**Exercise task**
Starting from the top of the material, restate each line exactly until the line that contains "(720,10) -- (720,0) -- cycle;", which is also copied. Pictures are excluded.

**Recorded data**
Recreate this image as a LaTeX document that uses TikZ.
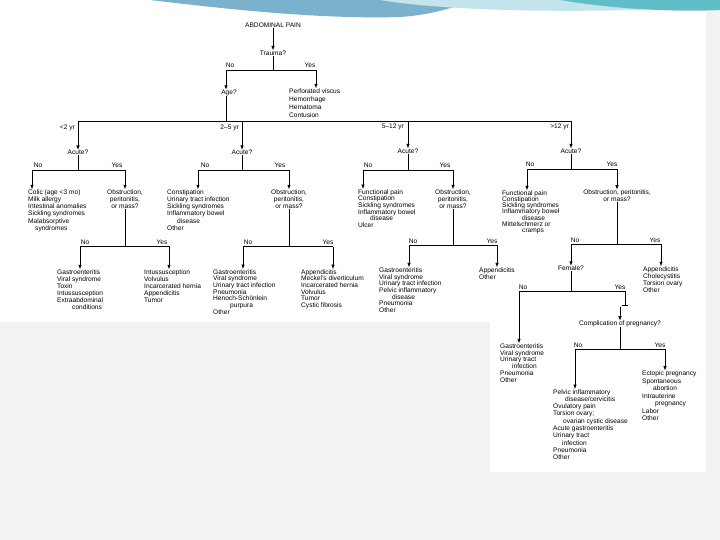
\documentclass[tikz,border=0pt]{standalone}
\usepackage{fontspec}
\setmainfont{Liberation Sans}
\usetikzlibrary{arrows.meta}
\definecolor{bggray}{RGB}{242,242,242}
\definecolor{swblue}{RGB}{122,178,206}
\definecolor{swlight}{RGB}{196,228,236}
\definecolor{swteal}{RGB}{96,190,200}
\begin{document}
\begin{tikzpicture}[x=1pt,y=-1pt,
  every node/.style={inner sep=0pt, font=\fontsize{6.6}{7}\selectfont},
  lst/.style={align=left, anchor=north west, font=\fontsize{6.6}{#1}\selectfont},
  lst/.default=7,
  ctr/.style={align=center, anchor=north},
  ln/.style={line width=0.7pt, draw=black},
  arr/.style={ln, -{Latex[length=4.5pt,width=3.4pt]}}]
\useasboundingbox (0,0) rectangle (720,540);
% background
\fill[bggray] (0,0) rectangle (720,540);
\fill[white] (0,0) -- (706,0) -- (706,472) -- (490,472) -- (490,322) -- (0,322) -- cycle;
\fill[swblue] (150,0) .. controls (250,12) and (330,19) .. (400,17) .. controls (430,15) and (455,8) .. (470,0) -- cycle;
\fill[swlight] (380,0) .. controls (450,12) and (600,14) .. (720,6) -- (720,0) -- cycle;
\fill[swteal] (560,0) .. controls (620,10) and (680,12) .. (720,10) -- (720,0) -- cycle;

% top
\node (title) at (273,25) {ABDOMINAL PAIN};
\node (trauma) at (273,53) {Trauma?};
\draw[arr] (title.south) -- (trauma.north);
\coordinate (tL) at (226,70); \coordinate (tR) at (316,70);
\draw[ln] (trauma.south) -- (trauma.south |- tL);
\draw[ln] (tL) -- (tR);
\node (tNo) at (230,65.5) {No};
\node (tYes) at (310,65.5) {Yes};
\node (age) at (229,93) {Age?};
\node[lst=7.9] (inj) at (289,88.4) {Perforated viscus\\Hemorrhage\\Hematoma\\Contusion};
\draw[arr] (tL) -- (tL |- age.north);
\draw[arr] (tR) -- (tR |- inj.north);

% age split
\coordinate (a1) at (78,121); \coordinate (a2) at (242,121);
\coordinate (a3) at (408,121); \coordinate (a4) at (571,121);
\coordinate (aM) at (226,121);
\draw[ln] (aM |- age.south) -- (aM);
\draw[ln] (a1) -- (a4);
\node[anchor=east] (g1) at (75,128) {<2 yr};
\node[anchor=east] (g2) at (239,128) {2--5 yr};
\node[anchor=east] (g3) at (404,127) {5--12 yr};
\node[anchor=east] (g4) at (569,127) {>12 yr};
\node (ac1) at (78,152.5) {Acute?};
\node (ac2) at (242,152.5) {Acute?};
\node (ac3) at (408,151) {Acute?};
\node (ac4) at (571,151) {Acute?};
\draw[arr] (a1) -- (ac1.north);
\draw[arr] (a2) -- (ac2.north);
\draw[arr] (a3) -- (ac3.north);
\draw[arr] (a4) -- (ac4.north);

% acute splits
\coordinate (s1L) at (32,170); \coordinate (s1R) at (125,170);
\coordinate (s2L) at (198,170); \coordinate (s2R) at (289,170);
\coordinate (s3L) at (363,170); \coordinate (s3R) at (453,170);
\coordinate (s4L) at (527,169); \coordinate (s4R) at (617,169);
\foreach \a/\l/\r in {ac1/s1L/s1R, ac2/s2L/s2R, ac3/s3L/s3R, ac4/s4L/s4R}{
  \draw[ln] (\a.south) -- (\a.south |- \l);
  \draw[ln] (\l) -- (\r);
}
\node (n1) at (38,165) {No};  \node (y1) at (117,165) {Yes};
\node (n2) at (205,165) {No}; \node (y2) at (280,165) {Yes};
\node (n3) at (368,165) {No}; \node (y3) at (445,165) {Yes};
\node (n4) at (530,164.5) {No}; \node (y4) at (612,164.5) {Yes};

\node[lst=7.2] (L1) at (28,189.4) {Colic (age <3 mo)\\Milk allergy\\Intestinal anomalies\\Sickling syndromes\\Malabsorptive\\\hspace*{7pt}syndromes};
\node[ctr] (O1) at (125,189.4) {Obstruction,\\peritonitis,\\or mass?};
\node[lst=7.2] (L2) at (167,189.4) {Constipation\\Urinary tract infection\\Sickling syndromes\\Inflammatory bowel\\\hspace*{10pt}disease\\Other};
\node[ctr] (O2) at (289,189.4) {Obstruction,\\peritonitis,\\or mass?};
\node[lst=6.7] (L3) at (358,189.1) {Functional pain\\Constipation\\Sickling syndromes\\Inflammatory bowel\\\hspace*{12pt}disease\\Ulcer};
\node[ctr] (O3) at (453,189.4) {Obstruction,\\peritonitis,\\or mass?};
\node[lst=6.2] (L4) at (502,190.4) {Functional pain\\Constipation\\Sickling syndromes\\Inflammatory bowel\\\hspace*{20pt}disease\\Mittelschmerz or\\\hspace*{20pt}cramps};
\node[ctr] (O4) at (617,189.7) {Obstruction, peritonitis,\\or mass?};
\draw[arr] (s1L) -- (s1L |- L1.north);
\draw[arr] (s1R) -- (O1.north);
\draw[arr] (s2L) -- (s2L |- L2.north);
\draw[arr] (s2R) -- (O2.north);
\draw[arr] (s3L) -- (s3L |- L3.north);
\draw[arr] (s3R) -- (O3.north);
\draw[arr] (s4L) -- (s4L |- L4.north);
\draw[arr] (s4R) -- (O4.north);

% obstruction splits
\coordinate (o1L) at (80,246); \coordinate (o1R) at (169,246);
\coordinate (o2L) at (243,246.5); \coordinate (o2R) at (333,246.5);
\coordinate (o3L) at (409,245); \coordinate (o3R) at (497,245);
\coordinate (o4L) at (571,244); \coordinate (o4R) at (661,244);
\foreach \a/\l/\r in {O1/o1L/o1R, O2/o2L/o2R, O3/o3L/o3R, O4/o4L/o4R}{
  \draw[ln] (\a.south) -- (\a.south |- \l);
  \draw[ln] (\l) -- (\r);
}
\node (n5) at (85,242) {No};   \node (y5) at (162,242) {Yes};
\node (n6) at (248,242) {No};  \node (y6) at (328,242) {Yes};
\node (n7) at (413,241) {No};  \node (y7) at (492,241) {Yes};
\node (n8) at (575,240) {No};  \node (y8) at (655,240) {Yes};

\node[lst=7] (A1) at (57,269.4) {Gastroenteritis\\Viral syndrome\\Toxin\\Intussusception\\Extraabdominal\\\hspace*{15pt}conditions};
\node[lst=7] (B1) at (144,269.4) {Intussusception\\Volvulus\\Incarcerated hernia\\Appendicitis\\Tumor};
\node[lst=6.7] (A2) at (213,269.1) {Gastroenteritis\\Viral syndrome\\Urinary tract infection\\Pneumonia\\Henoch-Schönlein\\\hspace*{17pt}purpura\\Other};
\node[lst=6.7] (B2) at (301,269.1) {Appendicitis\\Meckel's diverticulum\\Incarcerated hernia\\Volvulus\\Tumor\\Cystic fibrosis};
\node[lst=6.7] (A3) at (379,267.4) {Gastroenteritis\\Viral syndrome\\Urinary tract infection\\Pelvic inflammatory\\\hspace*{13pt}disease\\Pneumonia\\Other};
\node[lst=6.7] (B3) at (479,267.4) {Appendicitis\\Other};
\node (fem) at (571,268.5) {Female?};
\node[lst=7.2] (B4) at (643,266.4) {Appendicitis\\Cholecystitis\\Torsion ovary\\Other};
\draw[arr] (o1L) -- (o1L |- A1.north);
\draw[arr] (o1R) -- (o1R |- B1.north);
\draw[arr] (o2L) -- (o2L |- A2.north);
\draw[arr] (o2R) -- (o2R |- B2.north);
\draw[arr] (o3L) -- (o3L |- A3.north);
\draw[arr] (o3R) -- (o3R |- B3.north);
\draw[arr] (o4L) -- (fem.north);
\draw[arr] (o4R) -- (o4R |- B4.north);

% female split
\coordinate (fL) at (519,291); \coordinate (fR) at (625,291);
\coordinate (fT) at (625,305); \coordinate (cA) at (620,307);
\draw[ln] (fem.south) -- (fem.south |- fL);
\draw[ln] (fL) -- (fR) -- (fT);
\draw[ln] (622,305) -- (628,305);
\node (n9) at (523,287) {No}; \node (y9) at (620,287) {Yes};
\node (comp) at (620,324) {Complication of pregnancy?};
\node[lst=6.8] (C) at (500,343.4) {Gastroenteritis\\Viral syndrome\\Urinary tract\\\hspace*{12pt}infection\\Pneumonia\\Other};
\draw[arr] (cA) -- (comp.north);
\draw[arr] (fL) -- (fL |- C.north);

% pregnancy split
\coordinate (cL) at (575,349); \coordinate (cR) at (665,349);
\draw[ln] (comp.south) -- (comp.south |- cL);
\draw[ln] (cL) -- (cR);
\node (n10) at (578,345.5) {No}; \node (y10) at (660,345.5) {Yes};
\node[lst=7.3] (P) at (553,389.1) {Pelvic inflammatory\\\hspace*{12pt}disease/cervicitis\\Ovulatory pain\\Torsion ovary;\\\hspace*{10pt}ovarian cystic disease\\Acute gastroenteritis\\Urinary tract\\\hspace*{9pt}infection\\Pneumonia\\Other};
\node[lst=7.5] (E) at (642,370.7) {Ectopic pregnancy\\Spontaneous\\\hspace*{11pt}abortion\\Intrauterine\\\hspace*{13pt}pregnancy\\Labor\\Other};
\draw[arr] (cL) -- (cL |- P.north);
\draw[arr] (cR) -- (cR |- E.north);
\end{tikzpicture}
\end{document}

**Worked solution**
Recreate this image as a LaTeX document that uses TikZ.
\documentclass[tikz,border=0pt]{standalone}
\usepackage{fontspec}
\setmainfont{Liberation Sans}
\usetikzlibrary{arrows.meta}
\definecolor{bggray}{RGB}{242,242,242}
\definecolor{swblue}{RGB}{122,178,206}
\definecolor{swlight}{RGB}{196,228,236}
\definecolor{swteal}{RGB}{96,190,200}
\begin{document}
\begin{tikzpicture}[x=1pt,y=-1pt,
  every node/.style={inner sep=0pt, font=\fontsize{6.6}{7}\selectfont},
  lst/.style={align=left, anchor=north west, font=\fontsize{6.6}{#1}\selectfont},
  lst/.default=7,
  ctr/.style={align=center, anchor=north},
  ln/.style={line width=0.7pt, draw=black},
  arr/.style={ln, -{Latex[length=4.5pt,width=3.4pt]}}]
\useasboundingbox (0,0) rectangle (720,540);
% background
\fill[bggray] (0,0) rectangle (720,540);
\fill[white] (0,0) -- (706,0) -- (706,472) -- (490,472) -- (490,322) -- (0,322) -- cycle;
\fill[swblue] (150,0) .. controls (250,12) and (330,19) .. (400,17) .. controls (430,15) and (455,8) .. (470,0) -- cycle;
\fill[swlight] (380,0) .. controls (450,12) and (600,14) .. (720,6) -- (720,0) -- cycle;
\fill[swteal] (560,0) .. controls (620,10) and (680,12) .. (720,10) -- (720,0) -- cycle;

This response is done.